Remember can't forget / Work cycle / Point 3 / The Curve of Forgetting
The area of Old Sajmište in Belgrade is a place of many memories.
In 1937-1938, this was the site of the Belgrade Fair, where pavilions were built and cultural and commercial life took place. The first Belgrade Fair opened on September 11, 1937. And already on December 8, 1941, the Jews of Belgrade were sent to the fairgrounds, which were transformed by the German military administration into the Jewish camp Zemun (Judenlager Semlin). By December 12, there were already more than 5,000 prisoners in the camp.
In the Belgrade archives, there are 4 letters from nurse Hilda Deich, who voluntarily went to the camp to work in the camp hospital and help people. And like a large number of prisoners, she died there.
After the Second World War, the area of the fair was used to build barracks for the builders of New Belgrade (a district of the city located between Stari Sajmište and Zemun). People still live there. The Italian pavilion was given over to the workshops of the Serbian Union of Artists (there are still workshops there).

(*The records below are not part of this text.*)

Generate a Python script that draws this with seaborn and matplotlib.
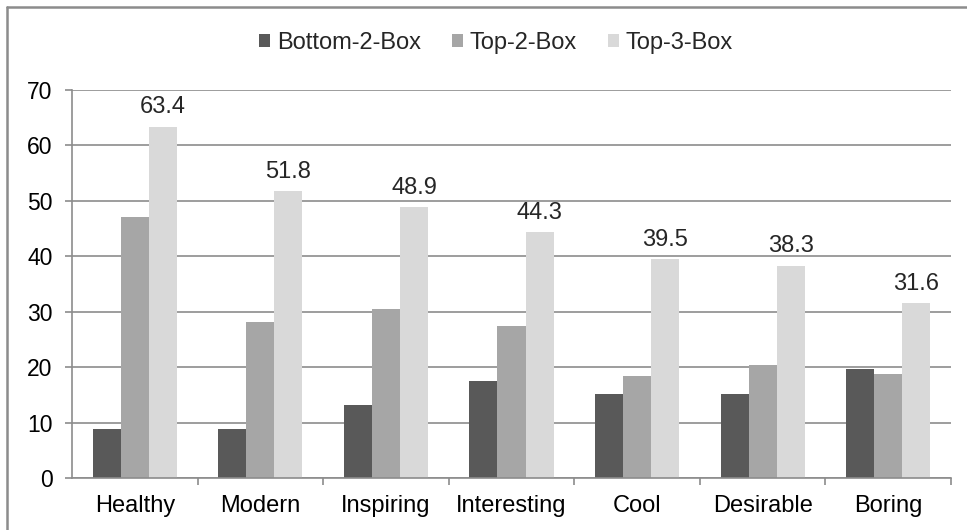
import matplotlib
matplotlib.use("Agg")
import matplotlib.pyplot as plt
import seaborn as sns
import pandas as pd
from matplotlib.lines import Line2D

categories = ["Healthy", "Modern", "Inspiring", "Interesting", "Cool", "Desirable", "Boring"]
series_names = ["Bottom-2-Box", "Top-2-Box", "Top-3-Box"]
bottom2 = [8.9, 8.8, 13.2, 17.5, 15.2, 15.2, 19.6]
top2 = [47.1, 28.1, 30.4, 27.5, 18.4, 20.3, 18.8]
top3 = [63.4, 51.8, 48.9, 44.3, 39.5, 38.3, 31.6]
colors = ["#595959", "#a6a6a6", "#d9d9d9"]

rows = []
for name, vals in zip(series_names, [bottom2, top2, top3]):
    for c, v in zip(categories, vals):
        rows.append({"category": c, "series": name, "value": v})
df = pd.DataFrame(rows)

sns.set_theme(style="white")
plt.rcParams["font.family"] = ["Liberation Sans", "DejaVu Sans"]

W, H = 967, 530
fig = plt.figure(figsize=(W / 100, H / 100), dpi=100)
ax = fig.add_axes([72 / W, 1 - 478 / H, (951 - 72) / W, (478 - 90) / H])

sns.barplot(data=df, x="category", y="value", hue="series", order=categories,
            hue_order=series_names, palette=colors, width=0.67, gap=0,
            saturation=1, edgecolor="none", ax=ax, legend=True)

grid_c = "#8c8c8c"
ax.set_ylim(0, 70)
ax.set_yticks(range(0, 71, 10))
ax.set_xlim(-0.5, len(categories) - 0.5)
ax.yaxis.grid(True, color=grid_c, linewidth=1.2)
ax.set_axisbelow(True)
ax.set_xlabel("")
ax.set_ylabel("")
for s in ["top", "right"]:
    ax.spines[s].set_visible(False)
for s in ["left", "bottom"]:
    ax.spines[s].set_color(grid_c)
    ax.spines[s].set_linewidth(1.2)

ax.tick_params(axis="y", which="major", length=5, width=1.2, color=grid_c,
               labelsize=16.5, pad=9, left=True, labelcolor="#000000")
ax.tick_params(axis="x", which="major", length=0, labelsize=17, pad=12, labelcolor="#000000")
ax.set_xticks([i - 0.5 for i in range(1, len(categories) + 1)], minor=True)
ax.tick_params(axis="x", which="minor", length=5, width=1.2, color=grid_c, bottom=True)

# data labels for Top-3-Box
top3_container = ax.containers[2]
ax.bar_label(top3_container, labels=[f"{v:.1f}" for v in top3], padding=6, fontsize=17)

handles, labels = ax.get_legend_handles_labels()
ax.get_legend().remove()
fig.legend(handles, labels, loc="center", bbox_to_anchor=(496 / W, 1 - 43 / H), ncol=3,
           frameon=False, fontsize=17, handlelength=0.47, handleheight=0.5,
           handletextpad=0.3, columnspacing=1.3)

# outer border (top and left edges visible in reference)
fig.add_artist(Line2D([7 / W, 7 / W], [0, 1 - 7 / H], transform=fig.transFigure,
                      color=grid_c, linewidth=1.8))
fig.add_artist(Line2D([7 / W, 1], [1 - 7 / H, 1 - 7 / H], transform=fig.transFigure,
                      color=grid_c, linewidth=1.8))

fig.savefig("out.png", dpi=100)
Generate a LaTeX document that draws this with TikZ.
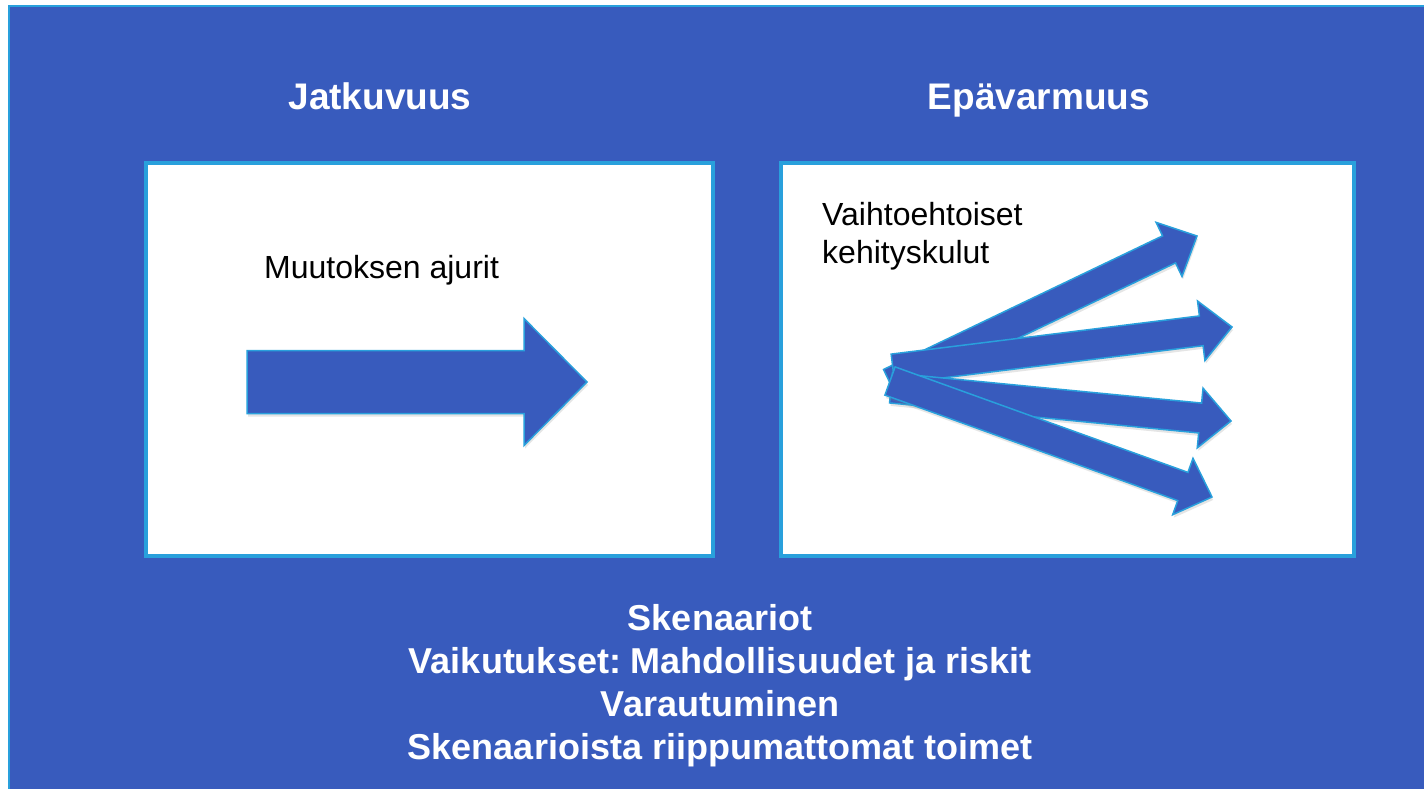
\documentclass[tikz,border=0pt]{standalone}
\usepackage{fontspec}
\setmainfont{Liberation Sans}
\usetikzlibrary{calc}
\usetikzlibrary{shadows}
\usetikzlibrary{positioning}
\frenchspacing
\definecolor{slideblue}{RGB}{56,91,189}
\definecolor{edgeblue}{RGB}{41,160,220}
\tikzset{slidebg/.style={fill=slideblue,draw=edgeblue,line width=2.5pt}}
\tikzset{title/.style={text=white,font=\bfseries\fontsize{37}{44}\selectfont,inner sep=0pt}}
\tikzset{panel/.style={draw=edgeblue,line width=4pt,fill=white,inner sep=0pt}}
\tikzset{caption/.style={text=black,font=\fontsize{32}{38}\selectfont,inner sep=0pt,align=left}}
\tikzset{summary/.style={text=white,font=\bfseries\fontsize{36}{43}\selectfont,inner sep=0pt,align=center}}
\tikzset{blockfill/.style={fill=slideblue,draw=edgeblue,line width=1.5pt,
    drop shadow={opacity=0.2,shadow xshift=1pt,shadow yshift=-3pt}}}
\newcommand{\blockarrow}[5]{
    \coordinate (hb) at ($(#5)!#3!(#4)$);
    \draw[blockfill] ($(#4)!#1!90:(#5)$) -- ($(hb)!#1!90:(#5)$) -- ($(hb)!#2!90:(#5)$) -- (#5)
        -- ($(hb)!#2!-90:(#5)$) -- ($(hb)!#1!-90:(#5)$) -- ($(#4)!#1!-90:(#5)$) -- cycle;
}
\begin{document}
\begin{tikzpicture}[x=1pt,y=-1pt]
        \useasboundingbox (0,0) rectangle (1424,789);
        \draw[slidebg] (9,6) rectangle (1440,800);

        \node[title,anchor=base] (jat) at (380,110) {Jatkuvuus};
        \node[title,anchor=base] (epa) at (1039,110) {Epävarmuus};

        \node[panel,minimum width=567pt,minimum height=393pt] (leftbox) at (429,359.5) {};
        \node[panel,minimum width=573pt,minimum height=393pt] (rightbox) at (1067.5,359.5) {};

        \node[caption,anchor=base west] (drv) at (264,278) {Muutoksen ajurit};
        \node[caption,anchor=north west] (alt) at (822,202)
            {Vaihtoehtoiset\\kehityskulut};

        \coordinate (ls) at (247,382);
        \coordinate (lt) at (587,382);
        \blockarrow{31.5pt}{63.5pt}{63pt}{ls}{lt}

        \coordinate (r1s) at (890,383);
        \coordinate (r1t) at (1197,236);
        \coordinate (r2s) at (893,369);
        \coordinate (r2t) at (1232,327);
        \coordinate (r3s) at (891,388);
        \coordinate (r3t) at (1231,421);
        \coordinate (r4s) at (890,381);
        \coordinate (r4t) at (1212,497);
        \blockarrow{15pt}{30pt}{31pt}{r1s}{r1t}
        \blockarrow{15pt}{30pt}{31pt}{r2s}{r2t}
        \blockarrow{15pt}{30pt}{31pt}{r3s}{r3t}
        \blockarrow{15pt}{30pt}{31pt}{r4s}{r4t}

        \node[summary,anchor=north] (sum) at (720,604)
            {Skenaariot\\
            Vaikutukset: Mahdollisuudet ja riskit\\
            Varautuminen\\
            Skenaarioista riippumattomat toimet};
    \end{tikzpicture}
\end{document}
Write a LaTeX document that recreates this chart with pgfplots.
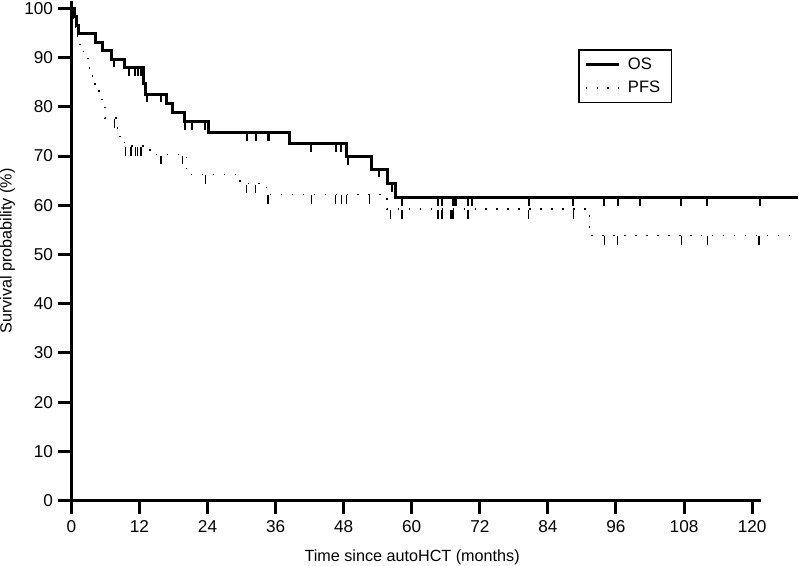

In July 2022, the reconstruction of the central tower of the fair began, which currently houses the Zemun Holocaust Museum. Next in line is the former Italian pavilion.
Once I get to this place, I can’t stop thinking about it and I come there again and again. The layers of historical traumatic context, the everyday life of the people for whom this is home, the gradual restoration of the memorial function, all this creates a very multifaceted pattern of the territory. The simultaneous presence of memory and, at the same time, the flow of ordinary life in the present against the background of this memoriality, outlines the issue of the visibility of memory and the history of the place.
Next to the central tower of the former fair, there is a building block. It is entwined with a creeper that has grown through it (new life has even broken through the concrete), snails and various insects live in it. The block is very similar to a memorial tombstone, forgotten, like in old cemeteries, when there is no one left to look after it, so it has become a new stronghold of life in the environment, which gradually absorbs it. I engrave on this block the “curve of forgetting” or “Ebbinghaus curve”, a graph that clearly demonstrates the process of forgetting in relation to time. The more time passes from the moment of the event, the more, but also the slower, the forgotten. At the same time, the strength of the preservation of information in memory enhances repetition. What can we do to prevent a tragic experience from being repeated? Return ourselves to memories, do not allow time to dissolve the mistakes of the past in oblivion.
The sound of the engraving machine is very loud and unpleasant. But it does not bother anyone, despite my concerns. The boy is swinging on a swing, his mother is walking next to the dog. The dog is pulling on the leash, trying to get closer to me. The woman apologizes and leaves, calling her son with her, who is looking at me with childish curiosity.